EXERCISE DESCRIPTION: Give all the lines below again, exactly, with no pictures.

** START OF DATASET CONTENT **

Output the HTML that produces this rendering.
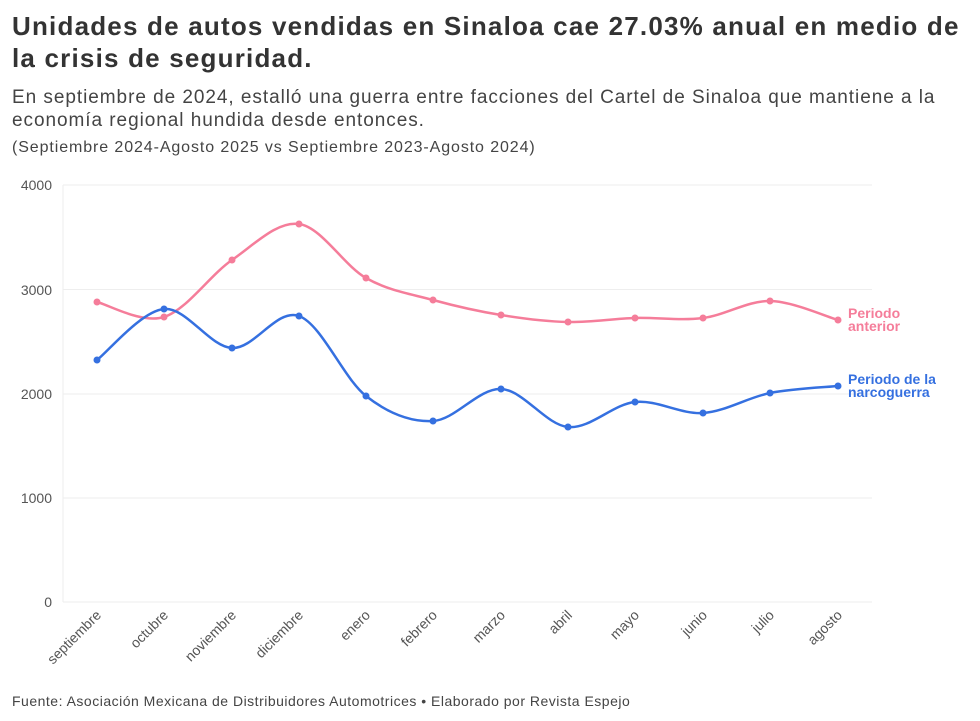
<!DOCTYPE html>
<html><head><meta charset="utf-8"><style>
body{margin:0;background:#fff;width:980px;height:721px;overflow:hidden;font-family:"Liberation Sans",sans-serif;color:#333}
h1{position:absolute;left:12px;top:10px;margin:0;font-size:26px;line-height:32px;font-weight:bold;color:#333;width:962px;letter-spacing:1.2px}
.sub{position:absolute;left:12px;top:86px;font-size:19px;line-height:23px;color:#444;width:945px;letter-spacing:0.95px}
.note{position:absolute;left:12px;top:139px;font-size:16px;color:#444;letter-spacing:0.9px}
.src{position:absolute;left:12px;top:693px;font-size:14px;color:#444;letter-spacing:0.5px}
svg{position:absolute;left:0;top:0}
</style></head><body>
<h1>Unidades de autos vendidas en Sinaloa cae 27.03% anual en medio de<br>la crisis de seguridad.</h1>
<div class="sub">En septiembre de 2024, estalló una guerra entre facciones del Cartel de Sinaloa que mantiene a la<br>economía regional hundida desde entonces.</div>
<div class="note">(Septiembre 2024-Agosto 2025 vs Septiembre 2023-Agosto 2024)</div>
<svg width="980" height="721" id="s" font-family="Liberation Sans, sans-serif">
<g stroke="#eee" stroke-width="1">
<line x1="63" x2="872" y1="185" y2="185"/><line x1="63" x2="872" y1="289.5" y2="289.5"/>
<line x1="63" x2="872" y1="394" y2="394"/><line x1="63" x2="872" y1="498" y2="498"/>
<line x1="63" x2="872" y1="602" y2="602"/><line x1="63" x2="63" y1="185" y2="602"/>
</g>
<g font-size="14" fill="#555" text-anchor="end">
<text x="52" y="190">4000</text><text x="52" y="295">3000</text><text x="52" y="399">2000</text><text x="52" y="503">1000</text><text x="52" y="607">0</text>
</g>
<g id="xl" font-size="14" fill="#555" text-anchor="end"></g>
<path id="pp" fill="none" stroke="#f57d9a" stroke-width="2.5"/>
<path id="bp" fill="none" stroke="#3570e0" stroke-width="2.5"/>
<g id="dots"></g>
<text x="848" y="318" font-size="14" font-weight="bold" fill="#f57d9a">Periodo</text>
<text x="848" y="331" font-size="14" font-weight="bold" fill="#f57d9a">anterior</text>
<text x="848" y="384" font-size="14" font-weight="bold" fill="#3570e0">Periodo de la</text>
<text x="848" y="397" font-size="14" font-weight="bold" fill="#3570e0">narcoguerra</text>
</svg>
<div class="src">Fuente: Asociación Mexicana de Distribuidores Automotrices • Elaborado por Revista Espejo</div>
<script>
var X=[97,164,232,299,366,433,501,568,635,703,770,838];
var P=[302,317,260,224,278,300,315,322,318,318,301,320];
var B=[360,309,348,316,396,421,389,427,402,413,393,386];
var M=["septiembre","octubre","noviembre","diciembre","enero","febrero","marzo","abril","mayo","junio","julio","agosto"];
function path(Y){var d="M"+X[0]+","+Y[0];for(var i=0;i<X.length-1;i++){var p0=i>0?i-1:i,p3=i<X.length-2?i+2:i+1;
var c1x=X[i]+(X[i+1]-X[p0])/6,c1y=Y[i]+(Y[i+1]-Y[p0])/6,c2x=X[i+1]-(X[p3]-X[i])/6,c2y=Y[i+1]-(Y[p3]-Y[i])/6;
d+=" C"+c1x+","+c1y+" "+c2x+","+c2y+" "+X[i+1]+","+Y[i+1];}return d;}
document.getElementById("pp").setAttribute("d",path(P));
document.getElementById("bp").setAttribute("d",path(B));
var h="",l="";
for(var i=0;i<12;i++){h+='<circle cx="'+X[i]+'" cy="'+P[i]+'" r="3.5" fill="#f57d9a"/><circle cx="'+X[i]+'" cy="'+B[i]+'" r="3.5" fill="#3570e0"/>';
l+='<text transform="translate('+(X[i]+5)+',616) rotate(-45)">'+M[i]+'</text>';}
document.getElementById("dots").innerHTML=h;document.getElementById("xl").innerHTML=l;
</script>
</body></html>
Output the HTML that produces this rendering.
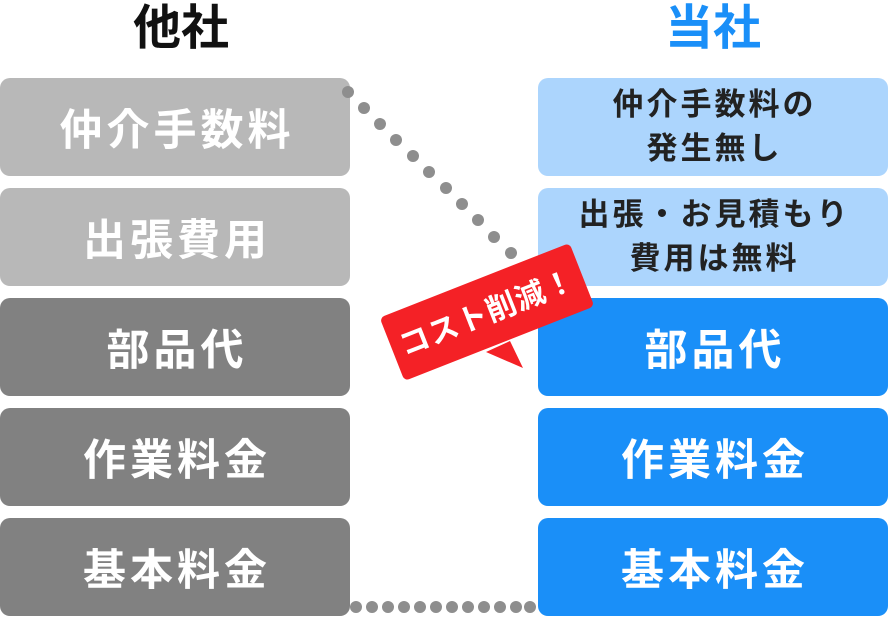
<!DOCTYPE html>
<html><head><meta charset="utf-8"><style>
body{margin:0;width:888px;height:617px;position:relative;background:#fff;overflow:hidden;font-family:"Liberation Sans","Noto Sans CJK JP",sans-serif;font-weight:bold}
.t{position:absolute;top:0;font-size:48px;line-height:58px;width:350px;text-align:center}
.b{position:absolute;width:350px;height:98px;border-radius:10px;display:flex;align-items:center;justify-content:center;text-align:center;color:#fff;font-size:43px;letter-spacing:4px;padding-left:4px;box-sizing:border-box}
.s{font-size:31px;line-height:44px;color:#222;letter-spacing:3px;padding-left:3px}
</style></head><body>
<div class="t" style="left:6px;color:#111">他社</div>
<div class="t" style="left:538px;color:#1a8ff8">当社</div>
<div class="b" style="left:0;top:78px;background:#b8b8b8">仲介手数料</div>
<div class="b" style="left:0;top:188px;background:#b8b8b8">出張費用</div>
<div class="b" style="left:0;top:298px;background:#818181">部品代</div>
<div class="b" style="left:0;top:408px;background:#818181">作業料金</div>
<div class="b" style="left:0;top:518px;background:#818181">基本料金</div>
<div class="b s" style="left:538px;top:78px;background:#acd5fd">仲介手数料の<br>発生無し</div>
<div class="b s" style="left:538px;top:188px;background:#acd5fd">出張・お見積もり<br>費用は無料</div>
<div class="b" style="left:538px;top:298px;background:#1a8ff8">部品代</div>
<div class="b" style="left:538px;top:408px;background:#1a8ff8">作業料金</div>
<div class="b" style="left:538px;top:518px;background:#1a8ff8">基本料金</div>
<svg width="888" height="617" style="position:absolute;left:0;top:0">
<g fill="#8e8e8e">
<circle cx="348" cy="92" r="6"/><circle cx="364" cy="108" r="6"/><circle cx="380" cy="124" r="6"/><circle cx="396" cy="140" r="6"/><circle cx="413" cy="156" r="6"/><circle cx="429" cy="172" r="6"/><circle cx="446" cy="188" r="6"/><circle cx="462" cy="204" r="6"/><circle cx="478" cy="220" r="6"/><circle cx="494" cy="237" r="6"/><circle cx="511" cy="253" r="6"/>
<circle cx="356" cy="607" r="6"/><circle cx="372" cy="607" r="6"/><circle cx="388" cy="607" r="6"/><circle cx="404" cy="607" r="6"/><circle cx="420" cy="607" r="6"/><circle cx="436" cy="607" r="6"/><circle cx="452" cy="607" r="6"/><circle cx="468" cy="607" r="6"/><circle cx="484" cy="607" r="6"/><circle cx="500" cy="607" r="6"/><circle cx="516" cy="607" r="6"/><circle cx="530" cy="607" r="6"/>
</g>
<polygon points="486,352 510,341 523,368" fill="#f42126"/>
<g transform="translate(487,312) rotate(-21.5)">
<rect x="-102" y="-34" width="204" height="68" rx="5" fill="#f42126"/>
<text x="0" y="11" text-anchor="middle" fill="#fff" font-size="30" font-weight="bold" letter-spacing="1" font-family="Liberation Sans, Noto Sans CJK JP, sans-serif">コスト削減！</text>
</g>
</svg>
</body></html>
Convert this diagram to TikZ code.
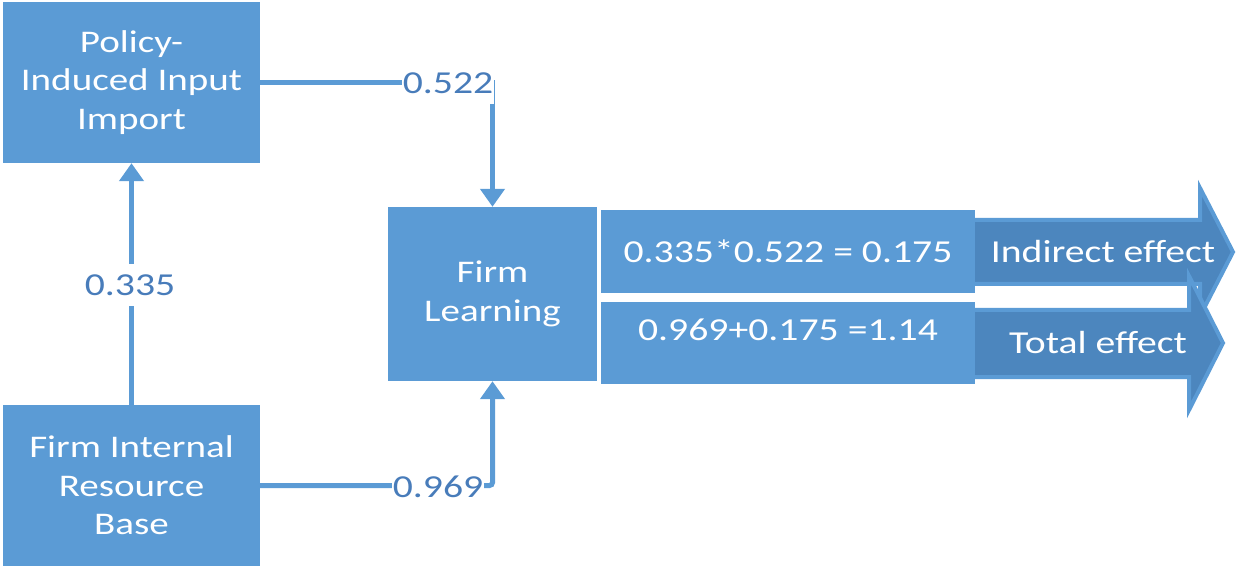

** END OF DATASET CONTENT **

RESPONSE:
Output the HTML that produces this rendering.
<!DOCTYPE html>
<html><head><meta charset="utf-8"><style>
body{margin:0;background:#fff;width:980px;height:721px;overflow:hidden;font-family:"Liberation Sans",sans-serif;color:#333}
h1{position:absolute;left:12px;top:10px;margin:0;font-size:26px;line-height:32px;font-weight:bold;color:#333;width:962px;letter-spacing:1.2px}
.sub{position:absolute;left:12px;top:86px;font-size:19px;line-height:23px;color:#444;width:945px;letter-spacing:0.95px}
.note{position:absolute;left:12px;top:139px;font-size:16px;color:#444;letter-spacing:0.9px}
.src{position:absolute;left:12px;top:693px;font-size:14px;color:#444;letter-spacing:0.5px}
svg{position:absolute;left:0;top:0}
</style></head><body>
<h1>Unidades de autos vendidas en Sinaloa cae 27.03% anual en medio de<br>la crisis de seguridad.</h1>
<div class="sub">En septiembre de 2024, estalló una guerra entre facciones del Cartel de Sinaloa que mantiene a la<br>economía regional hundida desde entonces.</div>
<div class="note">(Septiembre 2024-Agosto 2025 vs Septiembre 2023-Agosto 2024)</div>
<svg width="980" height="721" id="s" font-family="Liberation Sans, sans-serif">
<g stroke="#eee" stroke-width="1">
<line x1="63" x2="872" y1="185" y2="185"/><line x1="63" x2="872" y1="289.5" y2="289.5"/>
<line x1="63" x2="872" y1="394" y2="394"/><line x1="63" x2="872" y1="498" y2="498"/>
<line x1="63" x2="872" y1="602" y2="602"/><line x1="63" x2="63" y1="185" y2="602"/>
</g>
<g font-size="14" fill="#555" text-anchor="end">
<text x="52" y="190">4000</text><text x="52" y="295">3000</text><text x="52" y="399">2000</text><text x="52" y="503">1000</text><text x="52" y="607">0</text>
</g>
<g id="xl" font-size="14" fill="#555" text-anchor="end"></g>
<path id="pp" fill="none" stroke="#f57d9a" stroke-width="2.5"/>
<path id="bp" fill="none" stroke="#3570e0" stroke-width="2.5"/>
<g id="dots"></g>
<text x="848" y="318" font-size="14" font-weight="bold" fill="#f57d9a">Periodo</text>
<text x="848" y="331" font-size="14" font-weight="bold" fill="#f57d9a">anterior</text>
<text x="848" y="384" font-size="14" font-weight="bold" fill="#3570e0">Periodo de la</text>
<text x="848" y="397" font-size="14" font-weight="bold" fill="#3570e0">narcoguerra</text>
</svg>
<div class="src">Fuente: Asociación Mexicana de Distribuidores Automotrices • Elaborado por Revista Espejo</div>
<script>
var X=[97,164,232,299,366,433,501,568,635,703,770,838];
var P=[302,317,260,224,278,300,315,322,318,318,301,320];
var B=[360,309,348,316,396,421,389,427,402,413,393,386];
var M=["septiembre","octubre","noviembre","diciembre","enero","febrero","marzo","abril","mayo","junio","julio","agosto"];
function path(Y){var d="M"+X[0]+","+Y[0];for(var i=0;i<X.length-1;i++){var p0=i>0?i-1:i,p3=i<X.length-2?i+2:i+1;
var c1x=X[i]+(X[i+1]-X[p0])/6,c1y=Y[i]+(Y[i+1]-Y[p0])/6,c2x=X[i+1]-(X[p3]-X[i])/6,c2y=Y[i+1]-(Y[p3]-Y[i])/6;
d+=" C"+c1x+","+c1y+" "+c2x+","+c2y+" "+X[i+1]+","+Y[i+1];}return d;}
document.getElementById("pp").setAttribute("d",path(P));
document.getElementById("bp").setAttribute("d",path(B));
var h="",l="";
for(var i=0;i<12;i++){h+='<circle cx="'+X[i]+'" cy="'+P[i]+'" r="3.5" fill="#f57d9a"/><circle cx="'+X[i]+'" cy="'+B[i]+'" r="3.5" fill="#3570e0"/>';
l+='<text transform="translate('+(X[i]+5)+',616) rotate(-45)">'+M[i]+'</text>';}
document.getElementById("dots").innerHTML=h;document.getElementById("xl").innerHTML=l;
</script>
</body></html>
Output the HTML that produces this rendering.
<!DOCTYPE html>
<html><head><meta charset="utf-8"><style>
body{margin:0;width:888px;height:617px;position:relative;background:#fff;overflow:hidden;font-family:"Liberation Sans","Noto Sans CJK JP",sans-serif;font-weight:bold}
.t{position:absolute;top:0;font-size:48px;line-height:58px;width:350px;text-align:center}
.b{position:absolute;width:350px;height:98px;border-radius:10px;display:flex;align-items:center;justify-content:center;text-align:center;color:#fff;font-size:43px;letter-spacing:4px;padding-left:4px;box-sizing:border-box}
.s{font-size:31px;line-height:44px;color:#222;letter-spacing:3px;padding-left:3px}
</style></head><body>
<div class="t" style="left:6px;color:#111">他社</div>
<div class="t" style="left:538px;color:#1a8ff8">当社</div>
<div class="b" style="left:0;top:78px;background:#b8b8b8">仲介手数料</div>
<div class="b" style="left:0;top:188px;background:#b8b8b8">出張費用</div>
<div class="b" style="left:0;top:298px;background:#818181">部品代</div>
<div class="b" style="left:0;top:408px;background:#818181">作業料金</div>
<div class="b" style="left:0;top:518px;background:#818181">基本料金</div>
<div class="b s" style="left:538px;top:78px;background:#acd5fd">仲介手数料の<br>発生無し</div>
<div class="b s" style="left:538px;top:188px;background:#acd5fd">出張・お見積もり<br>費用は無料</div>
<div class="b" style="left:538px;top:298px;background:#1a8ff8">部品代</div>
<div class="b" style="left:538px;top:408px;background:#1a8ff8">作業料金</div>
<div class="b" style="left:538px;top:518px;background:#1a8ff8">基本料金</div>
<svg width="888" height="617" style="position:absolute;left:0;top:0">
<g fill="#8e8e8e">
<circle cx="348" cy="92" r="6"/><circle cx="364" cy="108" r="6"/><circle cx="380" cy="124" r="6"/><circle cx="396" cy="140" r="6"/><circle cx="413" cy="156" r="6"/><circle cx="429" cy="172" r="6"/><circle cx="446" cy="188" r="6"/><circle cx="462" cy="204" r="6"/><circle cx="478" cy="220" r="6"/><circle cx="494" cy="237" r="6"/><circle cx="511" cy="253" r="6"/>
<circle cx="356" cy="607" r="6"/><circle cx="372" cy="607" r="6"/><circle cx="388" cy="607" r="6"/><circle cx="404" cy="607" r="6"/><circle cx="420" cy="607" r="6"/><circle cx="436" cy="607" r="6"/><circle cx="452" cy="607" r="6"/><circle cx="468" cy="607" r="6"/><circle cx="484" cy="607" r="6"/><circle cx="500" cy="607" r="6"/><circle cx="516" cy="607" r="6"/><circle cx="530" cy="607" r="6"/>
</g>
<polygon points="486,352 510,341 523,368" fill="#f42126"/>
<g transform="translate(487,312) rotate(-21.5)">
<rect x="-102" y="-34" width="204" height="68" rx="5" fill="#f42126"/>
<text x="0" y="11" text-anchor="middle" fill="#fff" font-size="30" font-weight="bold" letter-spacing="1" font-family="Liberation Sans, Noto Sans CJK JP, sans-serif">コスト削減！</text>
</g>
</svg>
</body></html>
Convert this diagram to TikZ code.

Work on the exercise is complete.